The primary objective of the proposed project is to develop innovative new analytical instrumentation and methodology capable of non destructive detection and identification of trace amounts of metals in contaminated soils. Once developed, the instrumentation and methodology could be interfaced with a reaction sample characterization before and after treatment. The project has been divided into two phases. Phase I consists primarily of research and design of the required instrumentation, which would subsequently be constructed and developed during Phase II. In this Phase I proposal, we propose to investigate the applicability of high-performance, high-energy Auger electron spectroscopy for the characterization of contaminated soil samples, and to design a custom instrument capable of producing two-dimensional images of the samples from the viewpoint of each element. This approach is promising for the examination of contaminated soils because Auger spectroscopy is particularly sensitive to high atomic number elements (such as heavy metals), and the use of high-energy Auger electrons allows selectivity from the lighter elements typically abundant in soils. Such instrumentation is not readily available, as it involves the application of some of the most recent advances in surface analysis.

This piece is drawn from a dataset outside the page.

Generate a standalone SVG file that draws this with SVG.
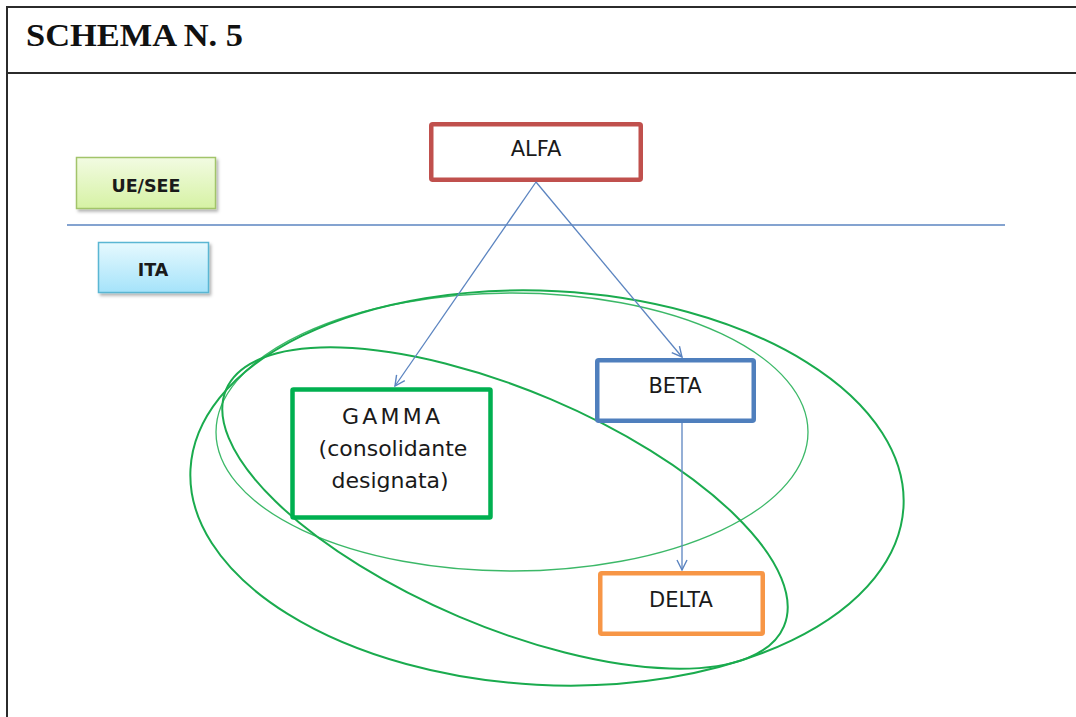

The primary objective of the proposed project is to develop innovative new analytical instrumentation and methodology capable of non-destructive detection and identification of trace amounts of metals in soils. During the Phase I portion of this project, the feasibility of several different approaches were investigated, yielding a custom development strategy. In Phase II, we propose to implement this strategy, integrating multiple complementary electron microscopic and spectroscopic techniques in a single soil analysis instrument, providing exceptional analytical capability and ease of interpretation. Although the proposed instrument will be capable of performing extensive analyses of microscopic soil particles, the Phase II effort will emphasize components and methodologies which maximize the throughput of the instrument, allowing larger samples (~100g) to be efficiently characterized. Hardware and software will be developed such that only limited technical training will be required to operate it, with minimal operator intervention during analysis. Subsequent to the Phase II effort, additional prototypes will be developed of three general types: a) flexible, laboratory instrumentation interfaced with a reaction cell, allowing potential remediation procedures to be tested in conjunction with characterization before and after treatment; b) miniature, portable instrumentation for use in field analyses; and c) discrete components which can be combined with existing instruments.

Benefits:
The instrumentation and methodology to be developed in this project have many practical applications in materials characterization and analysis. The proposed instrumentation will be customized for application to environmental soils. Regulatory agencies and those involved in environmental clean-up should therefore benefit from the availability of such instrumentation.